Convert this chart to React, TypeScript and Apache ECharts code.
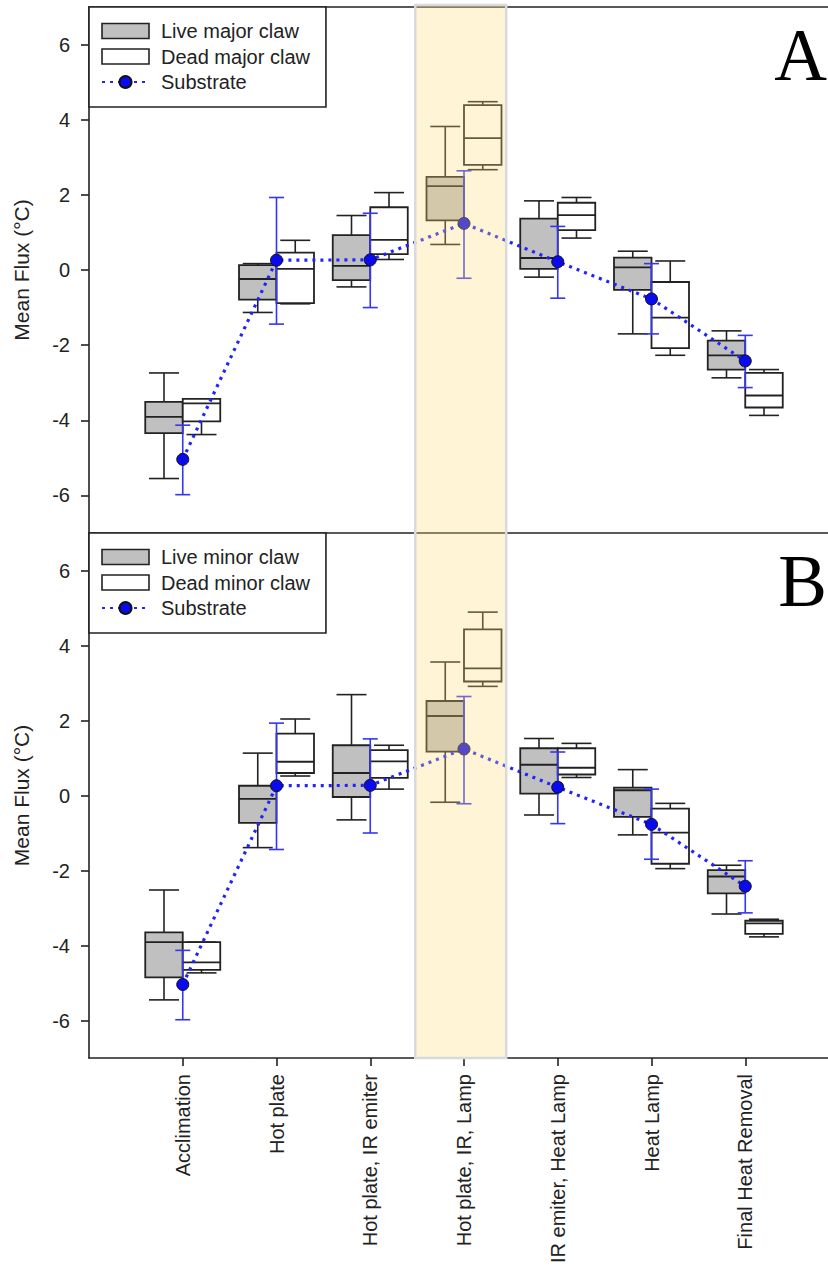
import React, { useEffect, useRef } from "react";
import * as echarts from "echarts";

const categories = [
  "Acclimation",
  "Hot plate",
  "Hot plate, IR emiter",
  "Hot plate, IR, Lamp",
  "IR emiter, Heat Lamp",
  "Heat Lamp",
  "Final Heat Removal",
];

// [min, q1, median, q3, max]
const liveMajor = [
  [-5.55, -4.34, -3.91, -3.51, -2.74],
  [-1.13, -0.79, -0.24, 0.13, 0.17],
  [-0.45, -0.27, 0.11, 0.93, 1.45],
  [0.68, 1.32, 2.23, 2.48, 3.82],
  [-0.19, 0.03, 0.32, 1.37, 1.84],
  [-1.7, -0.53, 0.07, 0.33, 0.5],
  [-2.87, -2.65, -2.27, -1.88, -1.62],
];
const deadMajor = [
  [-4.38, -4.03, -3.55, -3.43, -3.43],
  [-0.9, -0.88, 0.03, 0.46, 0.79],
  [0.28, 0.42, 0.8, 1.67, 2.06],
  [2.67, 2.8, 3.51, 4.39, 4.48],
  [0.85, 1.06, 1.46, 1.79, 1.93],
  [-2.27, -2.08, -1.27, -0.32, 0.24],
  [-3.87, -3.66, -3.34, -2.74, -2.65],
];
const liveMinor = [
  [-5.45, -4.85, -3.91, -3.65, -2.52],
  [-1.39, -0.73, -0.09, 0.26, 1.13],
  [-0.65, -0.04, 0.6, 1.34, 2.69],
  [-0.18, 1.17, 2.12, 2.52, 3.56],
  [-0.52, 0.05, 0.82, 1.26, 1.52],
  [-1.05, -0.57, 0.14, 0.21, 0.69],
  [-3.16, -2.61, -2.16, -1.99, -1.86],
];
const deadMinor = [
  [-4.73, -4.65, -4.45, -3.91, -3.91],
  [0.52, 0.6, 0.9, 1.65, 2.04],
  [0.17, 0.47, 0.91, 1.21, 1.34],
  [2.91, 3.04, 3.39, 4.43, 4.89],
  [0.48, 0.56, 0.74, 1.26, 1.39],
  [-1.95, -1.82, -0.99, -0.35, -0.21],
  [-3.77, -3.69, -3.41, -3.34, -3.3],
];

const substrateMean = [-5.04, 0.26, 0.27, 1.24, 0.22, -0.77, -2.42];
const substrateHigh = [-4.13, 1.93, 1.51, 2.64, 1.16, 0.17, -1.74];
const substrateLow = [-5.98, -1.44, -1.0, -0.22, -0.75, -1.7, -3.13];

const yTicks = [-6, -4, -2, 0, 2, 4, 6];
const xTicks = [1, 2, 3, 4, 5, 6, 7];
const highlightRange = [3.48, 4.45];

const FONT = "'Liberation Sans', Arial, sans-serif";
const SERIF = "'Liberation Serif', 'Times New Roman', serif";
const INK = "#222";
const BOX_W = 0.4;
const CAP_W = 0.32;
const ERR_CAP_W = 0.16;

function boxData(arr: number[][]) {
  return arr.map((b, i) => [i + 1, ...b]);
}

function makeBoxRenderer(fill: string, side: number) {
  return (params: any, api: any) => {
    const x = api.value(0);
    const mn = api.value(1);
    const q1 = api.value(2);
    const md = api.value(3);
    const q3 = api.value(4);
    const mx = api.value(5);
    const w = api.size([BOX_W, 0])[0];
    const capW = api.size([CAP_W, 0])[0];
    const cx = api.coord([x, 0])[0];
    const left = side < 0 ? cx - w : cx;
    const mid = left + w / 2;
    const y = (v: number) => api.coord([x, v])[1];
    const ls = { stroke: INK, lineWidth: 1.6 };
    return {
      type: "group",
      children: [
        { type: "line", shape: { x1: mid, y1: y(q3), x2: mid, y2: y(mx) }, style: ls },
        { type: "line", shape: { x1: mid, y1: y(q1), x2: mid, y2: y(mn) }, style: ls },
        { type: "line", shape: { x1: mid - capW / 2, y1: y(mx), x2: mid + capW / 2, y2: y(mx) }, style: ls },
        { type: "line", shape: { x1: mid - capW / 2, y1: y(mn), x2: mid + capW / 2, y2: y(mn) }, style: ls },
        {
          type: "rect",
          shape: { x: left, y: y(q3), width: w, height: y(q1) - y(q3) },
          style: { fill, stroke: INK, lineWidth: 1.8 },
        },
        { type: "line", shape: { x1: left, y1: y(md), x2: left + w, y2: y(md) }, style: { stroke: INK, lineWidth: 1.8 } },
      ],
    };
  };
}

const errData = substrateMean.map((m, i) => [i + 1, m, substrateLow[i], substrateHigh[i]]);

function renderErr(params: any, api: any) {
  const x = api.value(0);
  const lo = api.coord([x, api.value(2)]);
  const hi = api.coord([x, api.value(3)]);
  const cw = api.size([ERR_CAP_W, 0])[0];
  const st = { stroke: "#3535f5", lineWidth: 1.6 };
  return {
    type: "group",
    children: [
      { type: "line", shape: { x1: lo[0], y1: lo[1], x2: hi[0], y2: hi[1] }, style: st },
      { type: "line", shape: { x1: lo[0] - cw / 2, y1: lo[1], x2: lo[0] + cw / 2, y2: lo[1] }, style: st },
      { type: "line", shape: { x1: hi[0] - cw / 2, y1: hi[1], x2: hi[0] + cw / 2, y2: hi[1] }, style: st },
    ],
  };
}

function renderBand(params: any, api: any) {
  const a = api.coord([api.value(0), -7]);
  const b = api.coord([api.value(1), -7]);
  const panelH = api.size([0, 14])[1];
  const top = api.coord([api.value(0), 7])[1] - panelH - 3;
  return {
    type: "rect",
    shape: { x: a[0], y: top, width: b[0] - a[0], height: a[1] - top },
    style: { fill: "rgba(255, 218, 115, 0.3)", stroke: "#d9dae0", lineWidth: 2.5 },
  };
}

const axisLineStyle = { color: INK, width: 1.6 };

function yAxisFor(gridIndex: number) {
  return {
    gridIndex,
    type: "value",
    min: -7,
    max: 7,
    axisLine: { show: true, onZero: false, lineStyle: axisLineStyle },
    axisTick: { show: true, length: 8, customValues: yTicks, lineStyle: axisLineStyle },
    axisLabel: { customValues: yTicks, fontSize: 20, margin: 19, color: INK, fontFamily: FONT },
    splitLine: { show: false },
    name: "Mean Flux (°C)",
    nameLocation: "middle",
    nameRotate: 90,
    nameGap: 57,
    nameTextStyle: { fontSize: 21, color: INK, fontFamily: FONT },
  };
}

function legendFor(top: number, live: string, dead: string) {
  return {
    left: 89,
    top,
    orient: "vertical",
    padding: [14, 16, 15, 12],
    itemGap: 5.5,
    itemWidth: 47,
    itemHeight: 15,
    borderColor: INK,
    borderWidth: 1.6,
    borderRadius: 0,
    backgroundColor: "#fff",
    selectedMode: false,
    textStyle: { fontSize: 20, lineHeight: 20, color: INK, fontFamily: FONT, padding: [0, 0, 0, 7] },
    data: [
      { name: live, icon: "rect", itemStyle: { color: "#c0c0c0", borderColor: INK, borderWidth: 1.6 } },
      { name: dead, icon: "rect", itemStyle: { color: "#ffffff", borderColor: INK, borderWidth: 1.6 } },
      { name: "Substrate" },
    ],
  };
}

function substrateSeries(idx: number) {
  return {
    name: "Substrate",
    type: "line",
    xAxisIndex: idx,
    yAxisIndex: idx,
    data: substrateMean.map((m, i) => [i + 1, m]),
    symbol: "circle",
    symbolSize: 12,
    itemStyle: { color: "#0a0aee", borderColor: "#111", borderWidth: 1 },
    lineStyle: { color: "#2222ff", width: 3.2, type: [3, 5] },
    z: 5,
  };
}

export default function App() {
  const ref = useRef<HTMLDivElement>(null);
  useEffect(() => {
    if (!ref.current) return;
    const chart = echarts.init(ref.current, null, { renderer: "svg" });
    chart.setOption({
      animation: false,
      backgroundColor: "#fff",
      grid: [
        { left: 89, top: 7, width: 750, height: 526, show: false, outerBoundsMode: "none", containLabel: false },
        { left: 89, top: 533, width: 750, height: 525, show: false, outerBoundsMode: "none", containLabel: false },
      ],
      xAxis: [
        {
          gridIndex: 0,
          type: "value",
          min: 0,
          max: 8,
          axisLine: { show: true, onZero: false, lineStyle: axisLineStyle },
          axisTick: { show: false },
          axisLabel: { show: false },
          splitLine: { show: false },
        },
        {
          gridIndex: 1,
          type: "value",
          min: 0,
          max: 8,
          axisLine: { show: true, onZero: false, lineStyle: axisLineStyle },
          axisTick: { show: true, length: 8, customValues: xTicks, lineStyle: axisLineStyle },
          axisLabel: {
            customValues: xTicks,
            rotate: 90,
            margin: 16,
            fontSize: 20,
            color: INK,
            fontFamily: FONT,
            formatter: (v: number) => categories[Math.round(v) - 1] || "",
          },
          splitLine: { show: false },
        },
        {
          gridIndex: 0,
          type: "value",
          position: "top",
          min: 0,
          max: 8,
          axisLine: { show: true, onZero: false, lineStyle: axisLineStyle },
          axisTick: { show: false },
          axisLabel: { show: false },
          splitLine: { show: false },
        },
      ],
      yAxis: [yAxisFor(0), yAxisFor(1)],
      legend: [
        legendFor(7, "Live major claw", "Dead major claw"),
        legendFor(533, "Live minor claw", "Dead minor claw"),
      ],
      graphic: [
        {
          type: "text",
          x: 827,
          y: 55,
          style: { text: "A", fontSize: 73, fontFamily: SERIF, fill: "#000", align: "right", verticalAlign: "middle" },
        },
        {
          type: "text",
          x: 827,
          y: 581,
          style: { text: "B", fontSize: 73, fontFamily: SERIF, fill: "#000", align: "right", verticalAlign: "middle" },
        },
      ],
      series: [
        {
          name: "Live major claw",
          type: "custom",
          xAxisIndex: 0,
          yAxisIndex: 0,
          data: boxData(liveMajor),
          renderItem: makeBoxRenderer("#c0c0c0", -1),
          itemStyle: { color: "#c0c0c0" },
          z: 2,
        },
        {
          name: "Dead major claw",
          type: "custom",
          xAxisIndex: 0,
          yAxisIndex: 0,
          data: boxData(deadMajor),
          renderItem: makeBoxRenderer("#ffffff", 1),
          itemStyle: { color: "#ffffff" },
          z: 2,
        },
        { type: "custom", xAxisIndex: 0, yAxisIndex: 0, data: errData, renderItem: renderErr, z: 4 },
        substrateSeries(0),
        {
          name: "Live minor claw",
          type: "custom",
          xAxisIndex: 1,
          yAxisIndex: 1,
          data: boxData(liveMinor),
          renderItem: makeBoxRenderer("#c0c0c0", -1),
          itemStyle: { color: "#c0c0c0" },
          z: 2,
        },
        {
          name: "Dead minor claw",
          type: "custom",
          xAxisIndex: 1,
          yAxisIndex: 1,
          data: boxData(deadMinor),
          renderItem: makeBoxRenderer("#ffffff", 1),
          itemStyle: { color: "#ffffff" },
          z: 2,
        },
        { type: "custom", xAxisIndex: 1, yAxisIndex: 1, data: errData, renderItem: renderErr, z: 4 },
        substrateSeries(1),
        {
          type: "custom",
          xAxisIndex: 1,
          yAxisIndex: 1,
          data: [highlightRange],
          renderItem: renderBand,
          clip: false,
          silent: true,
          z: 20,
        },
      ],
    });
    return () => chart.dispose();
  }, []);
  return (
    <div
      ref={ref}
      style={{ position: "absolute", left: 0, top: 0, width: 828, height: 1275, overflow: "hidden" }}
    />
  );
}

....

- **Task objective**:
Write out exactly the opening lines of the data, stopping after the line that holds "-0.75, -1.7, -3.13];". Exclude pictures.

- **Written response**:
Convert this chart to React, TypeScript and Apache ECharts code.
import React, { useEffect, useRef } from "react";
import * as echarts from "echarts";

const categories = [
  "Acclimation",
  "Hot plate",
  "Hot plate, IR emiter",
  "Hot plate, IR, Lamp",
  "IR emiter, Heat Lamp",
  "Heat Lamp",
  "Final Heat Removal",
];

// [min, q1, median, q3, max]
const liveMajor = [
  [-5.55, -4.34, -3.91, -3.51, -2.74],
  [-1.13, -0.79, -0.24, 0.13, 0.17],
  [-0.45, -0.27, 0.11, 0.93, 1.45],
  [0.68, 1.32, 2.23, 2.48, 3.82],
  [-0.19, 0.03, 0.32, 1.37, 1.84],
  [-1.7, -0.53, 0.07, 0.33, 0.5],
  [-2.87, -2.65, -2.27, -1.88, -1.62],
];
const deadMajor = [
  [-4.38, -4.03, -3.55, -3.43, -3.43],
  [-0.9, -0.88, 0.03, 0.46, 0.79],
  [0.28, 0.42, 0.8, 1.67, 2.06],
  [2.67, 2.8, 3.51, 4.39, 4.48],
  [0.85, 1.06, 1.46, 1.79, 1.93],
  [-2.27, -2.08, -1.27, -0.32, 0.24],
  [-3.87, -3.66, -3.34, -2.74, -2.65],
];
const liveMinor = [
  [-5.45, -4.85, -3.91, -3.65, -2.52],
  [-1.39, -0.73, -0.09, 0.26, 1.13],
  [-0.65, -0.04, 0.6, 1.34, 2.69],
  [-0.18, 1.17, 2.12, 2.52, 3.56],
  [-0.52, 0.05, 0.82, 1.26, 1.52],
  [-1.05, -0.57, 0.14, 0.21, 0.69],
  [-3.16, -2.61, -2.16, -1.99, -1.86],
];
const deadMinor = [
  [-4.73, -4.65, -4.45, -3.91, -3.91],
  [0.52, 0.6, 0.9, 1.65, 2.04],
  [0.17, 0.47, 0.91, 1.21, 1.34],
  [2.91, 3.04, 3.39, 4.43, 4.89],
  [0.48, 0.56, 0.74, 1.26, 1.39],
  [-1.95, -1.82, -0.99, -0.35, -0.21],
  [-3.77, -3.69, -3.41, -3.34, -3.3],
];

const substrateMean = [-5.04, 0.26, 0.27, 1.24, 0.22, -0.77, -2.42];
const substrateHigh = [-4.13, 1.93, 1.51, 2.64, 1.16, 0.17, -1.74];
const substrateLow = [-5.98, -1.44, -1.0, -0.22, -0.75, -1.7, -3.13];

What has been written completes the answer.